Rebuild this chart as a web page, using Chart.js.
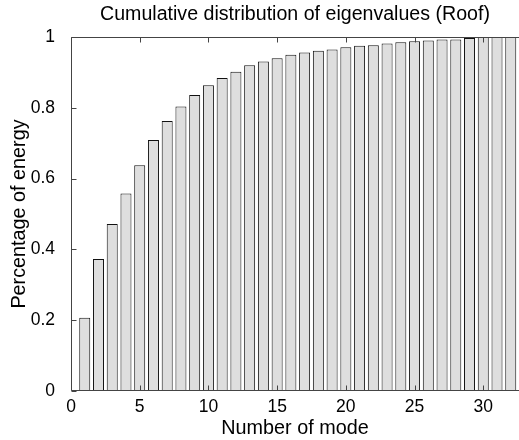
<!DOCTYPE html>
<html>
<head>
<meta charset="utf-8">
<script src="https://cdn.jsdelivr.net/npm/chart.js@4"></script>
<style>
	html, body { margin: 0; padding: 0; background: #fff; }
	canvas { display: block; }
</style>
</head>
<body>
<canvas id="myChart" width="519" height="440"></canvas>
<script>
// mode numbers and the cumulative share of energy for each one
var modes = [
	1, 2, 3, 4, 5, 6, 7, 8, 9, 10, 11, 12, 13, 14, 15, 16,
	17, 18, 19, 20, 21, 22, 23, 24, 25, 26, 27, 28, 29, 30, 31, 32,
];
var energy = [
	0.207, 0.373, 0.472, 0.558, 0.638, 0.709, 0.763, 0.804,
	0.836, 0.864, 0.884, 0.902, 0.920, 0.931, 0.940, 0.950,
	0.956, 0.961, 0.965, 0.971, 0.975, 0.977, 0.982, 0.985,
	0.988, 0.990, 0.993, 0.993, 0.997, 1.0, 1.0, 1.0,
];
var xTicks = [0, 5, 10, 15, 20, 25, 30];
var yTicks = [0, 0.2, 0.4, 0.6, 0.8, 1];

var font = "'Liberation Sans', Arial, Helvetica, sans-serif";

// box around the axes with short ticks pointing inwards
var axesBox = {
	id: "axesBox",
	afterDatasetsDraw(chart) {
		const ctx = chart.ctx;
		const a = chart.chartArea;
		const xs = chart.scales.x;
		const ys = chart.scales.y;
		const left = Math.round(a.left) + 0.5;
		const top = Math.round(a.top) + 0.5;
		const bottom = Math.round(a.bottom) - 0.5;
		ctx.save();
		ctx.strokeStyle = "#444";
		ctx.lineWidth = 1;
		ctx.beginPath();
		ctx.moveTo(a.right + 2, top);
		ctx.lineTo(left, top);
		ctx.lineTo(left, bottom);
		ctx.lineTo(a.right + 2, bottom);
		xTicks.forEach(function (v) {
			const px = Math.round(xs.getPixelForValue(v)) + 0.5;
			ctx.moveTo(px, bottom);
			ctx.lineTo(px, bottom - 5);
			ctx.moveTo(px, top);
			ctx.lineTo(px, top + 5);
		});
		yTicks.forEach(function (v) {
			const py = Math.round(ys.getPixelForValue(v)) + 0.5;
			ctx.moveTo(left, py);
			ctx.lineTo(left + 5, py);
		});
		ctx.stroke();
		ctx.restore();
	},
};

new Chart("myChart", {
	type: "bar",
	data: {
		datasets: [
			{
				data: modes.map(function (m, i) {
					return { x: m, y: energy[i] };
				}),
				backgroundColor: "#dedede",
				borderColor: "#111",
				borderWidth: 1,
				barPercentage: 0.8,
				categoryPercentage: 1,
			},
		],
	},
	options: {
		responsive: false,
		animation: false,
		layout: { padding: 0 },
		plugins: {
			legend: { display: false },
			tooltip: { enabled: false },
			title: {
				display: true,
				fullSize: false,
				text: "Cumulative distribution of eigenvalues (Roof)",
				color: "#000",
				font: { family: font, size: 19.6, weight: "normal" },
				padding: { top: 3, bottom: 10.5 },
			},
		},
		scales: {
			x: {
				type: "linear",
				offset: false,
				min: 0,
				max: 32.6,
				grid: { display: false },
				border: { display: false },
				afterBuildTicks(scale) {
					scale.ticks = xTicks.map(function (v) {
						return { value: v };
					});
				},
				afterFit(scale) {
					scale.height = 49;
				},
				ticks: {
					color: "#000",
					padding: -2,
					maxRotation: 0,
					font: { family: font, size: 17.5 },
				},
				title: {
					display: true,
					text: "Number of mode",
					color: "#000",
					font: { family: font, size: 19.8 },
					padding: { top: 0, bottom: 0 },
				},
			},
			y: {
				min: 0,
				max: 1,
				grid: { display: false },
				border: { display: false },
				afterBuildTicks(scale) {
					scale.ticks = yTicks.map(function (v) {
						return { value: v };
					});
				},
				afterFit(scale) {
					scale.width = 71;
				},
				ticks: {
					color: "#000",
					padding: 8,
					font: { family: font, size: 17.5 },
					callback: function (v) {
						return String(Math.round(v * 10) / 10);
					},
				},
				title: {
					display: true,
					text: "Percentage of energy",
					color: "#000",
					font: { family: font, size: 19.8 },
					padding: { top: 8, bottom: 0 },
				},
			},
		},
	},
	plugins: [axesBox],
});
</script>
</body>
</html>
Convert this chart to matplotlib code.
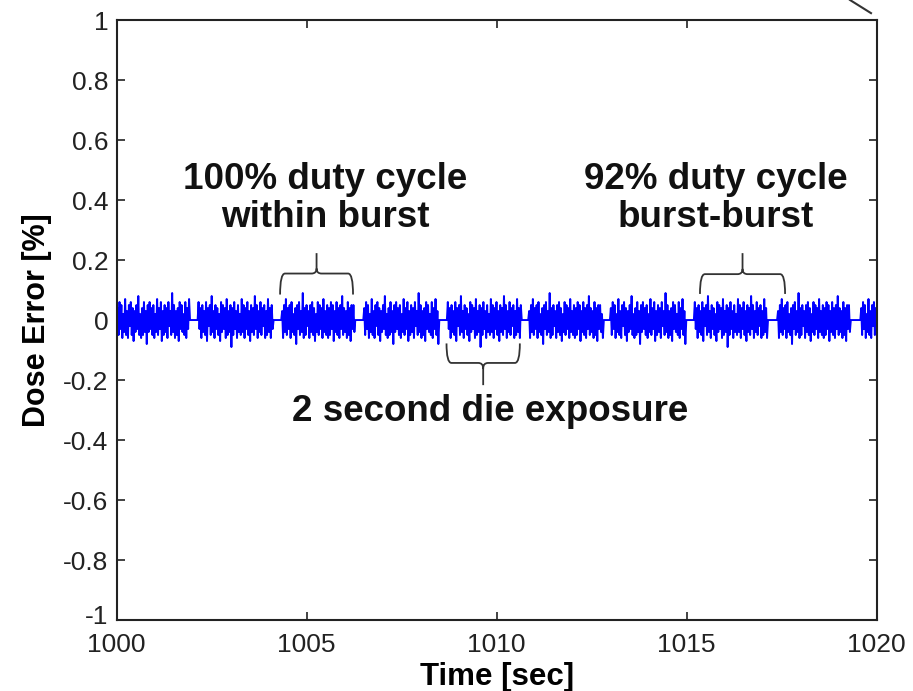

◇ ◇ ◇

GOAL »
Pictures appear in the records above. Output everything except them, exactly.

OUTPUT »
Rebuild this chart as a web page, using Chart.js.
<!DOCTYPE html>
<html>
<head>
<meta charset="utf-8">
<script src="https://cdn.jsdelivr.net/npm/chart.js@4"></script>
<style>
	html, body { margin: 0; padding: 0; background: #fff; }
	canvas { display: block; }
</style>
</head>
<body>
<canvas id="myChart" width="519" height="440"></canvas>
<script>
// mode numbers and the cumulative share of energy for each one
var modes = [
	1, 2, 3, 4, 5, 6, 7, 8, 9, 10, 11, 12, 13, 14, 15, 16,
	17, 18, 19, 20, 21, 22, 23, 24, 25, 26, 27, 28, 29, 30, 31, 32,
];
var energy = [
	0.207, 0.373, 0.472, 0.558, 0.638, 0.709, 0.763, 0.804,
	0.836, 0.864, 0.884, 0.902, 0.920, 0.931, 0.940, 0.950,
	0.956, 0.961, 0.965, 0.971, 0.975, 0.977, 0.982, 0.985,
	0.988, 0.990, 0.993, 0.993, 0.997, 1.0, 1.0, 1.0,
];
var xTicks = [0, 5, 10, 15, 20, 25, 30];
var yTicks = [0, 0.2, 0.4, 0.6, 0.8, 1];

var font = "'Liberation Sans', Arial, Helvetica, sans-serif";

// box around the axes with short ticks pointing inwards
var axesBox = {
	id: "axesBox",
	afterDatasetsDraw(chart) {
		const ctx = chart.ctx;
		const a = chart.chartArea;
		const xs = chart.scales.x;
		const ys = chart.scales.y;
		const left = Math.round(a.left) + 0.5;
		const top = Math.round(a.top) + 0.5;
		const bottom = Math.round(a.bottom) - 0.5;
		ctx.save();
		ctx.strokeStyle = "#444";
		ctx.lineWidth = 1;
		ctx.beginPath();
		ctx.moveTo(a.right + 2, top);
		ctx.lineTo(left, top);
		ctx.lineTo(left, bottom);
		ctx.lineTo(a.right + 2, bottom);
		xTicks.forEach(function (v) {
			const px = Math.round(xs.getPixelForValue(v)) + 0.5;
			ctx.moveTo(px, bottom);
			ctx.lineTo(px, bottom - 5);
			ctx.moveTo(px, top);
			ctx.lineTo(px, top + 5);
		});
		yTicks.forEach(function (v) {
			const py = Math.round(ys.getPixelForValue(v)) + 0.5;
			ctx.moveTo(left, py);
			ctx.lineTo(left + 5, py);
		});
		ctx.stroke();
		ctx.restore();
	},
};

new Chart("myChart", {
	type: "bar",
	data: {
		datasets: [
			{
				data: modes.map(function (m, i) {
					return { x: m, y: energy[i] };
				}),
				backgroundColor: "#dedede",
				borderColor: "#111",
				borderWidth: 1,
				barPercentage: 0.8,
				categoryPercentage: 1,
			},
		],
	},
	options: {
		responsive: false,
		animation: false,
		layout: { padding: 0 },
		plugins: {
			legend: { display: false },
			tooltip: { enabled: false },
			title: {
				display: true,
				fullSize: false,
				text: "Cumulative distribution of eigenvalues (Roof)",
				color: "#000",
				font: { family: font, size: 19.6, weight: "normal" },
				padding: { top: 3, bottom: 10.5 },
			},
		},
		scales: {
			x: {
				type: "linear",
				offset: false,
				min: 0,
				max: 32.6,
				grid: { display: false },
				border: { display: false },
				afterBuildTicks(scale) {
					scale.ticks = xTicks.map(function (v) {
						return { value: v };
					});
				},
				afterFit(scale) {
					scale.height = 49;
				},
				ticks: {
					color: "#000",
					padding: -2,
					maxRotation: 0,
					font: { family: font, size: 17.5 },
				},
				title: {
					display: true,
					text: "Number of mode",
					color: "#000",
					font: { family: font, size: 19.8 },
					padding: { top: 0, bottom: 0 },
				},
			},
			y: {
				min: 0,
				max: 1,
				grid: { display: false },
				border: { display: false },
				afterBuildTicks(scale) {
					scale.ticks = yTicks.map(function (v) {
						return { value: v };
					});
				},
				afterFit(scale) {
					scale.width = 71;
				},
				ticks: {
					color: "#000",
					padding: 8,
					font: { family: font, size: 17.5 },
					callback: function (v) {
						return String(Math.round(v * 10) / 10);
					},
				},
				title: {
					display: true,
					text: "Percentage of energy",
					color: "#000",
					font: { family: font, size: 19.8 },
					padding: { top: 8, bottom: 0 },
				},
			},
		},
	},
	plugins: [axesBox],
});
</script>
</body>
</html>
Convert this chart to matplotlib code.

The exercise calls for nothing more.